No one really complained since like the movie Awakenings everyone seemed happy to be able to move once more. But life was never perfect there were other problems we physicians as well as patients were aware of but with lack of treatments for these we managed the best we could. And in reality since the majority of patients we were treating at the time seemed to be elderly (the older I get this age distinction seems to become hazier), most in fact died of other medical causes because they never had time to go through all the stages, this being a slowly progressive disease developing over 30 years’ time.

So now that we have given patients a better quality of life with the myriad of new medications and surgical treatments available to us, we realize that the care is not perfect. This is compounded by the fact that we appear to be having increased incidence in younger onset PD (this still remains to be determined). Now that the life threatening issues have been controlled for the most part we have a grand task of getting people to not just survive but actually thrive once more.

This is where we currently stand, as physicians we are just beginning to grasp the challenge of giving a person back their wholeness while the patient (me and you) realizing the enormity of our deficits want to feel whole instantaneously.
Yet, none of us has a magic one and medicine is still one step at a time (moving at times at the pace of a snails crawl) following the creed of “do no harm” first.
So I realized that instead of being frustrated I should be grateful that 12 years into a disease I am fully independent and capable of having a full life and rather than thinking that our physicians are not caring or acting fast enough for our satisfaction we should find ways to help them help us.

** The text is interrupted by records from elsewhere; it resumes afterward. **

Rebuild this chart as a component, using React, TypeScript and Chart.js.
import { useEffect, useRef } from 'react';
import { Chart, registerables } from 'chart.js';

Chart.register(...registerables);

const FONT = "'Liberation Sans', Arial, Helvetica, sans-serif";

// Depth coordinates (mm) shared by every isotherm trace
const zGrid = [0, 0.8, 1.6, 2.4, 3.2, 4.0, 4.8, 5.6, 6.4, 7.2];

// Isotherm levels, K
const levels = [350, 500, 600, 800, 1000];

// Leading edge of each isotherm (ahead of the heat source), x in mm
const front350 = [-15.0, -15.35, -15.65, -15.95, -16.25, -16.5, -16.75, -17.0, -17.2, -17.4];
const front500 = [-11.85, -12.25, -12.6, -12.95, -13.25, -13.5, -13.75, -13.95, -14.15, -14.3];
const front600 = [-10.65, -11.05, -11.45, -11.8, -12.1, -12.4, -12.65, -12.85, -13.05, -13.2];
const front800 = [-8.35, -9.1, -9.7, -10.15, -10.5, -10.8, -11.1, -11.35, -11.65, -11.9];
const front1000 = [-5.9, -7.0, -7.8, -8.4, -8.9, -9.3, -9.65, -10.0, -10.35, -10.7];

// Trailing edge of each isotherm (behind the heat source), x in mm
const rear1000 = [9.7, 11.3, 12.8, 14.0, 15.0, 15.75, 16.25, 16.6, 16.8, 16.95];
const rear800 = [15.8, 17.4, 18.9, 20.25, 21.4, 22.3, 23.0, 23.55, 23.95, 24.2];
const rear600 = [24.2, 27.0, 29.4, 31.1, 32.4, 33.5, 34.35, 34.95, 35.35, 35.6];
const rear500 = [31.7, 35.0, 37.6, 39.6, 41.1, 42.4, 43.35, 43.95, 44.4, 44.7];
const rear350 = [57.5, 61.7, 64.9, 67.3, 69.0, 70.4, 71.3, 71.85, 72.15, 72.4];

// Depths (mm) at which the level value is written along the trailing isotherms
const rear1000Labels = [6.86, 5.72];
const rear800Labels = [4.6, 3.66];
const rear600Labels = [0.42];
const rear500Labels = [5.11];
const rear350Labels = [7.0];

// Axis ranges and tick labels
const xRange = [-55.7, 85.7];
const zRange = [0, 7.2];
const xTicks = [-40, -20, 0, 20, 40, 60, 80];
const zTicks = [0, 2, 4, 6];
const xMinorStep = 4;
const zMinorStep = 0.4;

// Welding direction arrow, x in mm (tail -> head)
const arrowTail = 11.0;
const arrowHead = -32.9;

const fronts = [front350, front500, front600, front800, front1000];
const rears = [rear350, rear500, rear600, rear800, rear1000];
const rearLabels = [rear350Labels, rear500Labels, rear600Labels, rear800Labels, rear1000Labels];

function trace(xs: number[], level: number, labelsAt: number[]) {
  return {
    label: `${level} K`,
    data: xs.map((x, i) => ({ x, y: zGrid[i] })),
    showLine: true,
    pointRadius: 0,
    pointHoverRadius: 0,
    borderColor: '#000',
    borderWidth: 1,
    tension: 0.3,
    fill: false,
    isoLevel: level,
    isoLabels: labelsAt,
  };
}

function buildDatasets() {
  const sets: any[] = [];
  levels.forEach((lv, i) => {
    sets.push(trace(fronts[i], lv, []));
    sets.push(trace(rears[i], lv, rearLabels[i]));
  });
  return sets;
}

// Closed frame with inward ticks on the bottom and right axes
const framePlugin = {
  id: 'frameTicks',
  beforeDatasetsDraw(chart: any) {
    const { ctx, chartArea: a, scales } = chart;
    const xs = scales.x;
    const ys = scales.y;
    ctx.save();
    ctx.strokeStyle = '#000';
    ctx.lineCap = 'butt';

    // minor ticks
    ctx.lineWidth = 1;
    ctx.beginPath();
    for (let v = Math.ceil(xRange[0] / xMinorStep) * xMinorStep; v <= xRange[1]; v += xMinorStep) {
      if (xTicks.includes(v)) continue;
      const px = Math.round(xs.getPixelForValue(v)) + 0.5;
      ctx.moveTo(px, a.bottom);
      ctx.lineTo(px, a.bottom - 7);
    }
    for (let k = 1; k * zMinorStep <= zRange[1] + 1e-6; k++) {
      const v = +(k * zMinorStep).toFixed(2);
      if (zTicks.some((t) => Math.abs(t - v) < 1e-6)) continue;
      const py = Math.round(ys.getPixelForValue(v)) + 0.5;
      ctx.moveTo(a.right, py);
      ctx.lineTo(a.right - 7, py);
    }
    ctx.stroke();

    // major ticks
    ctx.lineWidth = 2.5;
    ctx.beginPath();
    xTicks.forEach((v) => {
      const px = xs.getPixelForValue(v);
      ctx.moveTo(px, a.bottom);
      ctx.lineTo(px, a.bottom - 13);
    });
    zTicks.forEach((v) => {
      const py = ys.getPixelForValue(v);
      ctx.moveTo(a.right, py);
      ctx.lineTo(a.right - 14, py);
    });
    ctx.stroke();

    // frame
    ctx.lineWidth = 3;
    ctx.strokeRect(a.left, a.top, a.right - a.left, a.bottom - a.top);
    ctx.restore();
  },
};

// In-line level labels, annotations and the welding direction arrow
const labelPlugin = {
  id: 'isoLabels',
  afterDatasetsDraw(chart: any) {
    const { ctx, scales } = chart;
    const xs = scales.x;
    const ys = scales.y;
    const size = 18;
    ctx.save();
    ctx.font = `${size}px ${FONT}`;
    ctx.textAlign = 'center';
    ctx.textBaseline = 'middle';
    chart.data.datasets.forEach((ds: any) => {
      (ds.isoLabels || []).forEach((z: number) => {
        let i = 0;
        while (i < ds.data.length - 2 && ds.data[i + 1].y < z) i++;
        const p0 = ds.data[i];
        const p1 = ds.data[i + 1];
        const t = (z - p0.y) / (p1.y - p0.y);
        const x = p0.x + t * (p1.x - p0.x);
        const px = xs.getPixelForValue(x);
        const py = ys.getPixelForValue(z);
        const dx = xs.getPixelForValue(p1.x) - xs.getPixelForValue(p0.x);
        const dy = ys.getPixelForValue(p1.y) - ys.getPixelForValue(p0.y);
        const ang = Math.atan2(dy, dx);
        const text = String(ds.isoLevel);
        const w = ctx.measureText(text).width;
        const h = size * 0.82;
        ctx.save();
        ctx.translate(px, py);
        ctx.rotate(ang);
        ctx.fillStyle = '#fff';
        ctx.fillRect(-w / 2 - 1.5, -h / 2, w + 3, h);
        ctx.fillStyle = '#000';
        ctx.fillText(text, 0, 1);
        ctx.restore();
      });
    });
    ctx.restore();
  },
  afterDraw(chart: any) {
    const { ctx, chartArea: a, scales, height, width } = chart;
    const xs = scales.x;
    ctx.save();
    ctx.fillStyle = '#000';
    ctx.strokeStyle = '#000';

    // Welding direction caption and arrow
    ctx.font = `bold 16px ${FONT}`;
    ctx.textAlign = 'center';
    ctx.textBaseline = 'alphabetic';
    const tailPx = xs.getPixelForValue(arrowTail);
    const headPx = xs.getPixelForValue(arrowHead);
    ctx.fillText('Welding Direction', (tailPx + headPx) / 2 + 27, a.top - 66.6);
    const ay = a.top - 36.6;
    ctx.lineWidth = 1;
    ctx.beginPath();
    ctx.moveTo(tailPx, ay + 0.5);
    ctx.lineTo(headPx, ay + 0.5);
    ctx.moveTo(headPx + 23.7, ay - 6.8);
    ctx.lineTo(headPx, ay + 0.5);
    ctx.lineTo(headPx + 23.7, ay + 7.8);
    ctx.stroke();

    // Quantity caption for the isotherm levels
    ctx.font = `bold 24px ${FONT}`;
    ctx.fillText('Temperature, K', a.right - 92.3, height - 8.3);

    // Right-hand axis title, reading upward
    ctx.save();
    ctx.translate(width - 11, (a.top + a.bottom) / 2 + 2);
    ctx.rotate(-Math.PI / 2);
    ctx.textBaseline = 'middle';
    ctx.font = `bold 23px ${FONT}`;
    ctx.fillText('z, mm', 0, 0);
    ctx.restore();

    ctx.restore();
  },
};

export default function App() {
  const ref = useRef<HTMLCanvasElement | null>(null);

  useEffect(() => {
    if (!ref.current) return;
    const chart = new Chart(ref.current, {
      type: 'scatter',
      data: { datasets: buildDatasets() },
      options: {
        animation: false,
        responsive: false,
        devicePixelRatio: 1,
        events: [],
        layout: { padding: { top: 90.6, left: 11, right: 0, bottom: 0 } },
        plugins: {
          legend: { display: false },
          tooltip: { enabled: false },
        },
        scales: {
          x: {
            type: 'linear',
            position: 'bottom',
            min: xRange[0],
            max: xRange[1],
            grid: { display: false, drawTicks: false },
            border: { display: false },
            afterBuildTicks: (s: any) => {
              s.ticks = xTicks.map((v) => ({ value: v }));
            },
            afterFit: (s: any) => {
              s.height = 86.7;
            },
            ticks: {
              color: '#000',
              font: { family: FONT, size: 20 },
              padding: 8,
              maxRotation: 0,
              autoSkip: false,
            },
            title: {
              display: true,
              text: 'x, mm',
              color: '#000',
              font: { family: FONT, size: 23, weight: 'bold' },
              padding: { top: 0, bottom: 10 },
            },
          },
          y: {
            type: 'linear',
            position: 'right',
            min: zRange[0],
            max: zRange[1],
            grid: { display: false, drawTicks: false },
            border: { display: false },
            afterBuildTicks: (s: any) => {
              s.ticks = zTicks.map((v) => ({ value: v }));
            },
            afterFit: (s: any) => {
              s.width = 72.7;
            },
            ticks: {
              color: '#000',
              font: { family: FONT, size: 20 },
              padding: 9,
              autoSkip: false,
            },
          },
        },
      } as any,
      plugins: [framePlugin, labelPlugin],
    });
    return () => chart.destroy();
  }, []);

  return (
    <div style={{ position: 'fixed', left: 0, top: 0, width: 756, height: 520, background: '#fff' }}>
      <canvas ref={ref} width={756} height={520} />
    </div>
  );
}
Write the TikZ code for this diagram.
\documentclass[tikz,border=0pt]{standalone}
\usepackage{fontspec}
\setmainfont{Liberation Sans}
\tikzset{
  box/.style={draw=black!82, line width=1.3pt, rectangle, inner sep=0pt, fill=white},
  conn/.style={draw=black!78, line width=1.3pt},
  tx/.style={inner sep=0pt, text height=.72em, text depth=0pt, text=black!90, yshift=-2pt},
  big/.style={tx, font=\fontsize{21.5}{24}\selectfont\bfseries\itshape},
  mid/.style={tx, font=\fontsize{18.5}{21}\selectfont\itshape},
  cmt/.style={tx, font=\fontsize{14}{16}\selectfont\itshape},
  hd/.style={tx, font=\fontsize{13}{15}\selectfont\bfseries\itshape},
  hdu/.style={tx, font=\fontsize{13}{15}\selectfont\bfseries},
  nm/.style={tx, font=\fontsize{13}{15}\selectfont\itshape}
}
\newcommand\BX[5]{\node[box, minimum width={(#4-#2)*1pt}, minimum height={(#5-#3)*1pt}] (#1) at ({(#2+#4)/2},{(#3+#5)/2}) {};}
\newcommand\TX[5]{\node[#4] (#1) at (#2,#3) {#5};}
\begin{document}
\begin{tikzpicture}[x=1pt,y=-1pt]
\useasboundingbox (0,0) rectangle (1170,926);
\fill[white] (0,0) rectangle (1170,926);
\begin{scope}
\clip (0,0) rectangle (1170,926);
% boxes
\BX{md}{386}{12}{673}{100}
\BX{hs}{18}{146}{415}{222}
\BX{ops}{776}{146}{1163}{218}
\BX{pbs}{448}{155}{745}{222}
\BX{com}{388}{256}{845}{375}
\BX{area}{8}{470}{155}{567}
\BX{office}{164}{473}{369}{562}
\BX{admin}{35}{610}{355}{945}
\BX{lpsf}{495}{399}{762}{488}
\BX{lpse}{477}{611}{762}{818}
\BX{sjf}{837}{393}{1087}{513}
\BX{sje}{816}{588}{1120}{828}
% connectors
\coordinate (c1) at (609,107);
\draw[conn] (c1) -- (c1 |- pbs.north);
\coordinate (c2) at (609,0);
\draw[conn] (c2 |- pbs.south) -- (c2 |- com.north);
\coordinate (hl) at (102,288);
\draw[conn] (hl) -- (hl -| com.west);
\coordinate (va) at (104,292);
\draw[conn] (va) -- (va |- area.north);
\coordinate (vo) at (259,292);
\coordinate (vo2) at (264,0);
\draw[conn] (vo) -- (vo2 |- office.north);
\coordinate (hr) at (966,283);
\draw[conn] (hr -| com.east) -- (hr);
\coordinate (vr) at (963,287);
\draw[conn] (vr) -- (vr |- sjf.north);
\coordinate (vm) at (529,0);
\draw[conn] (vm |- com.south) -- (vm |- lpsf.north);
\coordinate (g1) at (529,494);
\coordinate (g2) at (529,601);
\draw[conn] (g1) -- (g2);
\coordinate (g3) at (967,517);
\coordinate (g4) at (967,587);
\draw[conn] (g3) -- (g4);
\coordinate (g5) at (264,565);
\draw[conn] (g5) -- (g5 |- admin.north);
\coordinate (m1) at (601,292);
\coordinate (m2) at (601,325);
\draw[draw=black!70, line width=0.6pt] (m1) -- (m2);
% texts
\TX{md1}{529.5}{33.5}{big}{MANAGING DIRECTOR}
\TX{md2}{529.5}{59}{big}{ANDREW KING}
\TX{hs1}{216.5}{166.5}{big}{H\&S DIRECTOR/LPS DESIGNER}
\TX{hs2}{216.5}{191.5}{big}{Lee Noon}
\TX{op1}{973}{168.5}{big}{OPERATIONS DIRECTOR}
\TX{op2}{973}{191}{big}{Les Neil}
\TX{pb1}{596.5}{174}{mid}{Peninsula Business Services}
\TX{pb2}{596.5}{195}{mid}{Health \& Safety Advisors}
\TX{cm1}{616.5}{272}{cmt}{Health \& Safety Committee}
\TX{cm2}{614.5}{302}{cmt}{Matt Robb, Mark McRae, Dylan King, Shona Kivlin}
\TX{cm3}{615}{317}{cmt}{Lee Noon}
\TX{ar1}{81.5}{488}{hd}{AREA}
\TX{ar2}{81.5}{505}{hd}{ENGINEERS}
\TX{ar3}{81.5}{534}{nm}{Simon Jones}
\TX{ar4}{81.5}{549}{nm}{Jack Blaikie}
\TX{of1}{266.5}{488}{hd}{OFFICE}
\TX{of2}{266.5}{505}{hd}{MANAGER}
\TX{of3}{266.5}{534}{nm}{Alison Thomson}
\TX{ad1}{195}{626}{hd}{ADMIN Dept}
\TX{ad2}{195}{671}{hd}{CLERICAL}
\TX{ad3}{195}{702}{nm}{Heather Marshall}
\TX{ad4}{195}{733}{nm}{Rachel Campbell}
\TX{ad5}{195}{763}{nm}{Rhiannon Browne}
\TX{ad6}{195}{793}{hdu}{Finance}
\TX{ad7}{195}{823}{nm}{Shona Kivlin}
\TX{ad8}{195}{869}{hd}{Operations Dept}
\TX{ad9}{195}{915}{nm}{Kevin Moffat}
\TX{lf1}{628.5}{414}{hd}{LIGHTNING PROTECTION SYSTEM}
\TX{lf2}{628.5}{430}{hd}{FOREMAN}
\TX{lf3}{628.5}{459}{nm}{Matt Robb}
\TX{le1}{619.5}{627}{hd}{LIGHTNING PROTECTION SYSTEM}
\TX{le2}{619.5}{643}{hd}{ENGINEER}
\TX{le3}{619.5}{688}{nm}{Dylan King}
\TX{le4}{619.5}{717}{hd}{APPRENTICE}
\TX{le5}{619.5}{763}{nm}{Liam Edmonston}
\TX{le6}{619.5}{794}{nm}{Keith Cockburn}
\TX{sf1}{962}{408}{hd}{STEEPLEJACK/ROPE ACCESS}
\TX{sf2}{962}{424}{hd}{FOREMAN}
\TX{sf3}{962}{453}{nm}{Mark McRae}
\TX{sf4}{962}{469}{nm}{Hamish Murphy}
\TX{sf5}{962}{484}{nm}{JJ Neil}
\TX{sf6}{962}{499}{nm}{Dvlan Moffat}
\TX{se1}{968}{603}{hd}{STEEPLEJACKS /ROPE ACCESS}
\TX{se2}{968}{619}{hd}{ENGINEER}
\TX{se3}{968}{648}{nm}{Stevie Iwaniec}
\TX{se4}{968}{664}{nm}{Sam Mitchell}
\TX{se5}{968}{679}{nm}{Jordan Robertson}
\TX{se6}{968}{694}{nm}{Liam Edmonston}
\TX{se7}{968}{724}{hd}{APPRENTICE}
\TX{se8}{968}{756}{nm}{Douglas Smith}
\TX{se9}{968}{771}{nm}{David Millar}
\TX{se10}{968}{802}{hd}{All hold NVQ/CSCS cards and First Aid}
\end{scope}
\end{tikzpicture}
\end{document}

So, now that the mud is beginning to settle, we are getting a clearer picture of the complexity that is PD. The good news is that the majority of non-motor symptoms actually have treatments. The bad news is that we can’t fix all at one time. This means picking your battles (the 3 most important at a time) and tackling one by one. Stay in constant communication with your physician, means regular appointments every 3 months- more often if needed. Write down your problems, look for patterns, ask questions, have a stake in your illness- this is a race not a sprint. This requires a change in life style. Just because we take some pills we can’t expect to be better without us putting some work as well- like stretching, moving, sleeping well, watching what we eat, and staying mentally active. Believe you me it’s a lot of work on a daily basis, but if you want to be around ‘til the next breakthrough in science this is what we have to do.

After pondering these things, I feel much better about my care and my life. I hope this helps you as well. There is a big bright future ahead don’t give up know – give your doctors a chance – most really do care but are simply overwhelmed at the scale of the iceberg ahead. Help them chip at it for your own well-being.